• _Source material_:
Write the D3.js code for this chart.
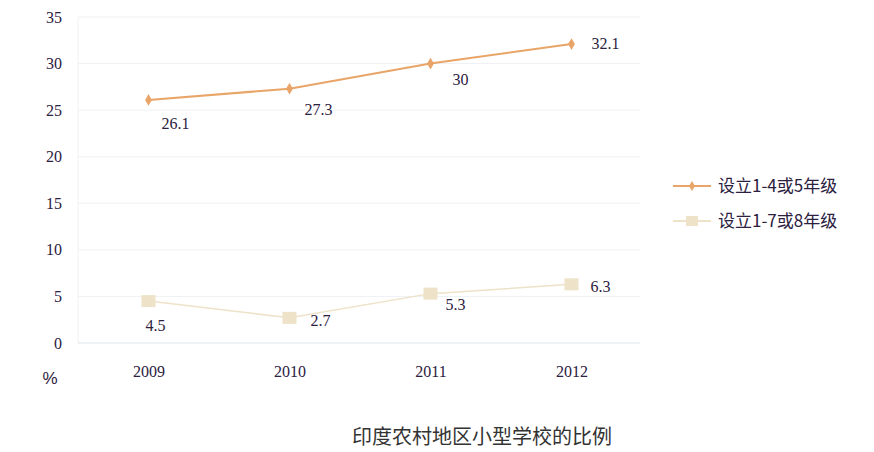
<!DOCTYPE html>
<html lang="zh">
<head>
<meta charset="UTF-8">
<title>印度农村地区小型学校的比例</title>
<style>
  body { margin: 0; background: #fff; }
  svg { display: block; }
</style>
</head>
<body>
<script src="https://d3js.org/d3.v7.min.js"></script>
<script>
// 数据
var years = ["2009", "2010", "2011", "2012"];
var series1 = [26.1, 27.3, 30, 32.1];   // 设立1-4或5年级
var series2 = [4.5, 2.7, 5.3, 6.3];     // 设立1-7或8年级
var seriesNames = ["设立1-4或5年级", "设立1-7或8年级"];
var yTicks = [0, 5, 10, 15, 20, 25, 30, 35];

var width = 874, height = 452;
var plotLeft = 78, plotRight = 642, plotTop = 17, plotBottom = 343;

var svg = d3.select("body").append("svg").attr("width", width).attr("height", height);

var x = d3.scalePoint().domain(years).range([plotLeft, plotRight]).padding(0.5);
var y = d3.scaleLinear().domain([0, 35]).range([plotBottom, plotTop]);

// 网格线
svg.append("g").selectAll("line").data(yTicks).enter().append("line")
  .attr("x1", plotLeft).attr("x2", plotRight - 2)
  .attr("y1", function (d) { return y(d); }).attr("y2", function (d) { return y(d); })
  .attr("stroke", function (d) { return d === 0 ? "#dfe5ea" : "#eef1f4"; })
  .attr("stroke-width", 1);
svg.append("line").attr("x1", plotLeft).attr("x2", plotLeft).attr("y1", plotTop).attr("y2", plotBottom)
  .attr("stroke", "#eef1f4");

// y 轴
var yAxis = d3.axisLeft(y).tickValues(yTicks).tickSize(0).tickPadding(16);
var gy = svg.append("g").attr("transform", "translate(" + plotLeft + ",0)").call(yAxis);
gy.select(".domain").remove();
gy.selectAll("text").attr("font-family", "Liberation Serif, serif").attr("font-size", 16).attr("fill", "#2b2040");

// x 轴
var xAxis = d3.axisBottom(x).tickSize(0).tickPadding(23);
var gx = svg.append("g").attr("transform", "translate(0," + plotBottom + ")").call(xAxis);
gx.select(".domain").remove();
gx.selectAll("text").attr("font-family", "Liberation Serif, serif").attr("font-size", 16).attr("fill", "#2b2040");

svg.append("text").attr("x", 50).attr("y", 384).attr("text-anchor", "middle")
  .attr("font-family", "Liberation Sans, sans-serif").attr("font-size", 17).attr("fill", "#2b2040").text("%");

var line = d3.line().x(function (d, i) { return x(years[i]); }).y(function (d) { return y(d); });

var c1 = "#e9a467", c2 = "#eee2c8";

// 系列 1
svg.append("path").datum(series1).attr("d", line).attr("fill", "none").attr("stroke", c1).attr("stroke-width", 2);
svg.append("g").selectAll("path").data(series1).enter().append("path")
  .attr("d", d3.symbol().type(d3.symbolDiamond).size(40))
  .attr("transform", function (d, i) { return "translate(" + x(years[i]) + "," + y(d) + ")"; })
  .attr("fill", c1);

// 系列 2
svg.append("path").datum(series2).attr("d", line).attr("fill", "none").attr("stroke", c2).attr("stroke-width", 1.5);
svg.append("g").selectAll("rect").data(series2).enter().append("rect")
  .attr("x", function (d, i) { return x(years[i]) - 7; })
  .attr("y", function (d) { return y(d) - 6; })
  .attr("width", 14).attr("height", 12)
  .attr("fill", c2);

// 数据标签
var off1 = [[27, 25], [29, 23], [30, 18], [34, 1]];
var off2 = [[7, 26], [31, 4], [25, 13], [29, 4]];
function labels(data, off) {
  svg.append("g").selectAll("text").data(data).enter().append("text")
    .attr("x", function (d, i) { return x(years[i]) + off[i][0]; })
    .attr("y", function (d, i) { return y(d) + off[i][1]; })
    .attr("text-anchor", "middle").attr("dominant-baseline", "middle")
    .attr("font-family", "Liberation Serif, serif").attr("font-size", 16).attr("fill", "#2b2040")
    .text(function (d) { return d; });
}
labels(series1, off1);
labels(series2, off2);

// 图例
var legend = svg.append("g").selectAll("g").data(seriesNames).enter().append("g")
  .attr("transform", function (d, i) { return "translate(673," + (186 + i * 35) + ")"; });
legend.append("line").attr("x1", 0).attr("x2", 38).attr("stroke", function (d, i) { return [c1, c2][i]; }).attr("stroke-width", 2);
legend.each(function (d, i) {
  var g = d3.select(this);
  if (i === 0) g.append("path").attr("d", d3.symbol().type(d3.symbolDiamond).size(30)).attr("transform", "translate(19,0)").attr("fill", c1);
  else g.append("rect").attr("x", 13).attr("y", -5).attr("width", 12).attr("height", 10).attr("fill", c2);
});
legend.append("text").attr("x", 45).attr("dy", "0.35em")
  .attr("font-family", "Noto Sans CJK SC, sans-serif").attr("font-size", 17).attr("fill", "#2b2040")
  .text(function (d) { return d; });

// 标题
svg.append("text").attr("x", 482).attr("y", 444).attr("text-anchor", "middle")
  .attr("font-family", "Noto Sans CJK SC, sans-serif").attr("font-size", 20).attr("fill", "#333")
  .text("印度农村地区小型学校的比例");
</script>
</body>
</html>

• _Your instructions_: Leave out every line without the string "this" and copy the rest.

• _Exercise answer_:
Write the D3.js code for this chart.
  var g = d3.select(this);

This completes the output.